-- start Input --
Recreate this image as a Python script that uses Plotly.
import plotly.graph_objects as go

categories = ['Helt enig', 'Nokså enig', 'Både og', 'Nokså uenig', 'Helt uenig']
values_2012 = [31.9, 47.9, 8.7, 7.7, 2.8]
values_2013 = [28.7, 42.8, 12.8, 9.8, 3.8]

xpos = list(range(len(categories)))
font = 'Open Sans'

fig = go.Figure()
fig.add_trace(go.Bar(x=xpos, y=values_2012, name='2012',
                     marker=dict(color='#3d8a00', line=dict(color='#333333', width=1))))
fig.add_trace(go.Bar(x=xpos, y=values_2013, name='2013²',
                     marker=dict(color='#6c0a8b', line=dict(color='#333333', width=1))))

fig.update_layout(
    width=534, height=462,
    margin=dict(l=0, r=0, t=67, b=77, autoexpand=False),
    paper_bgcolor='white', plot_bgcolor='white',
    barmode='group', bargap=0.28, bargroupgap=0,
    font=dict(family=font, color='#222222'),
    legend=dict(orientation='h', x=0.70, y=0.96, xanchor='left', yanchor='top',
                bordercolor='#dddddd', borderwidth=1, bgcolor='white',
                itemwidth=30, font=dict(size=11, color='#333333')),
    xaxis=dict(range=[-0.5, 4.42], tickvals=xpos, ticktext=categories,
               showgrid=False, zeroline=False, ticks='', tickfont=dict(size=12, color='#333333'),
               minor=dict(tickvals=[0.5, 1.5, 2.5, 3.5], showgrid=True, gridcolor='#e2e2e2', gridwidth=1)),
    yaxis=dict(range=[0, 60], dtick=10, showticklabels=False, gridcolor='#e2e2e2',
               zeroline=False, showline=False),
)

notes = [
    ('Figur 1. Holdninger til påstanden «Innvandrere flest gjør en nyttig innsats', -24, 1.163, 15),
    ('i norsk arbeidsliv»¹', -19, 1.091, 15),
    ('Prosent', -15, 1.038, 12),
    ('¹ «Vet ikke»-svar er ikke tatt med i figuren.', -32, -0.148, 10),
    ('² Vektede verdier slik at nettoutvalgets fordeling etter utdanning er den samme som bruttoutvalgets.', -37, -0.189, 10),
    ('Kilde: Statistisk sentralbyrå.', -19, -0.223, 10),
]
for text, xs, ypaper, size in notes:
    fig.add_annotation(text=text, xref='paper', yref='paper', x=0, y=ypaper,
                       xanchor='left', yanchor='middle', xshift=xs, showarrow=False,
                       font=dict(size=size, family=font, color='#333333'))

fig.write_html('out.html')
-- end Input --
-- start Input --
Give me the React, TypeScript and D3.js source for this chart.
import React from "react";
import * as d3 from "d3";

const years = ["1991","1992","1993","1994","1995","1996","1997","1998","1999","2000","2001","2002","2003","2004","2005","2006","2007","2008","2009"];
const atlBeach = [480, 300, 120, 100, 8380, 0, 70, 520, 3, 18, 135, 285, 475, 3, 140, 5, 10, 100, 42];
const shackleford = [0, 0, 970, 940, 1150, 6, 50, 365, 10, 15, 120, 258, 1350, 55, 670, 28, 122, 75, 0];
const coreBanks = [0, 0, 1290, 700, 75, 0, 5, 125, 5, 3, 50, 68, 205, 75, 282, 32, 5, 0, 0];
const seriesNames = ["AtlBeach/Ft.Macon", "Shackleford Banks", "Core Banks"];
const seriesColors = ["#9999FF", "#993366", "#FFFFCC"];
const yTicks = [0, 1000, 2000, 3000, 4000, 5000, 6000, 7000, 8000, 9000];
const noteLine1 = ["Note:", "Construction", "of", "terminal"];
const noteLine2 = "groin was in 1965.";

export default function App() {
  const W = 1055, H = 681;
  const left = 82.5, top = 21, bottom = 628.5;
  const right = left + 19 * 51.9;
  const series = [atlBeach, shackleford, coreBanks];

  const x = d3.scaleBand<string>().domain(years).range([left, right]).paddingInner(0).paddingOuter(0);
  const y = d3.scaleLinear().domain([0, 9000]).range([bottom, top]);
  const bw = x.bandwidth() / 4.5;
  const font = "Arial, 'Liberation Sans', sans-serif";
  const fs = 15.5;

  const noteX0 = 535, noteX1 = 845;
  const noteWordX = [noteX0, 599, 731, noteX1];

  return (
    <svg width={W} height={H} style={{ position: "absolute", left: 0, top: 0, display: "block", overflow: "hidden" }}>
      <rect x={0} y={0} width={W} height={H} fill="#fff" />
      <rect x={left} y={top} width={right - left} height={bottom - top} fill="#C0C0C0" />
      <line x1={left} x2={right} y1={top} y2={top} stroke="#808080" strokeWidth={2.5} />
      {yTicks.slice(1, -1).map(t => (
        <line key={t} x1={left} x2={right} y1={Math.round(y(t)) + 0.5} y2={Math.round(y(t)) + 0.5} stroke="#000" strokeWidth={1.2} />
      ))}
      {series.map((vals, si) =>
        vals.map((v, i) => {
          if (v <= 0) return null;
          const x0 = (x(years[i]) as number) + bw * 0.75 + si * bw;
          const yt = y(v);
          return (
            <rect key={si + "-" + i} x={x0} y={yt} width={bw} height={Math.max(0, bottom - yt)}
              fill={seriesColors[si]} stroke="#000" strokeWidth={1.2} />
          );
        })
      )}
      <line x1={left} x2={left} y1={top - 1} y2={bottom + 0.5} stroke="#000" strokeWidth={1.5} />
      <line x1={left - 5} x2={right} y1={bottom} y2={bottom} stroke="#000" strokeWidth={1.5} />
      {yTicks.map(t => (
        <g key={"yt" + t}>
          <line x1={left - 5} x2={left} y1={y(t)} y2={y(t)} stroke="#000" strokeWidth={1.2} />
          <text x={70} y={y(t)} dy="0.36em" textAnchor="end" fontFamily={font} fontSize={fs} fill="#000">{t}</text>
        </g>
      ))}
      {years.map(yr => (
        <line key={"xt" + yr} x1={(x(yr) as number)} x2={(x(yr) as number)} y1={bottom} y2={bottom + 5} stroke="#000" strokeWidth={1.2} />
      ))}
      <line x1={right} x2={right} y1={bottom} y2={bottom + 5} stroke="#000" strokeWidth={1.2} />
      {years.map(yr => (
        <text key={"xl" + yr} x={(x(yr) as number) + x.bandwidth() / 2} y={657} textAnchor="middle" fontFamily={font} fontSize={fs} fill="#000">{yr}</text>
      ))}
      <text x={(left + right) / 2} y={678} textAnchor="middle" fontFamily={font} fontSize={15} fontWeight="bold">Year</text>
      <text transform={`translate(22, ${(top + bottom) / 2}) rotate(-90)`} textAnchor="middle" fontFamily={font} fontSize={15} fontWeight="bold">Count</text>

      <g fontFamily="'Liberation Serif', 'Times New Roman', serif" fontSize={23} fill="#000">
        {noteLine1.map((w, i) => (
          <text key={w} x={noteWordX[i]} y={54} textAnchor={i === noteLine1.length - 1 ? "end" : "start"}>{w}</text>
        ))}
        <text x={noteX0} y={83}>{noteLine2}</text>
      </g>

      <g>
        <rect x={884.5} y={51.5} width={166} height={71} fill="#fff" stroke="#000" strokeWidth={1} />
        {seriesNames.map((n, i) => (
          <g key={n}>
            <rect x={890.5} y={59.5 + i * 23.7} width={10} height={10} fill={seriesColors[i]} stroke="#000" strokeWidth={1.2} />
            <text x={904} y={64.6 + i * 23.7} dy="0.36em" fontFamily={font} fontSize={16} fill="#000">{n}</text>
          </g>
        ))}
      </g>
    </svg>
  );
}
-- end Input --
● **Task to complete**
Would you quote everything above from the line containing "Recreate this image" down to the line containing "font = 'Open Sans'"? Include both of those lines and nothing else.

● **Answer for this exercise**
Recreate this image as a Python script that uses Plotly.
import plotly.graph_objects as go

categories = ['Helt enig', 'Nokså enig', 'Både og', 'Nokså uenig', 'Helt uenig']
values_2012 = [31.9, 47.9, 8.7, 7.7, 2.8]
values_2013 = [28.7, 42.8, 12.8, 9.8, 3.8]

xpos = list(range(len(categories)))
font = 'Open Sans'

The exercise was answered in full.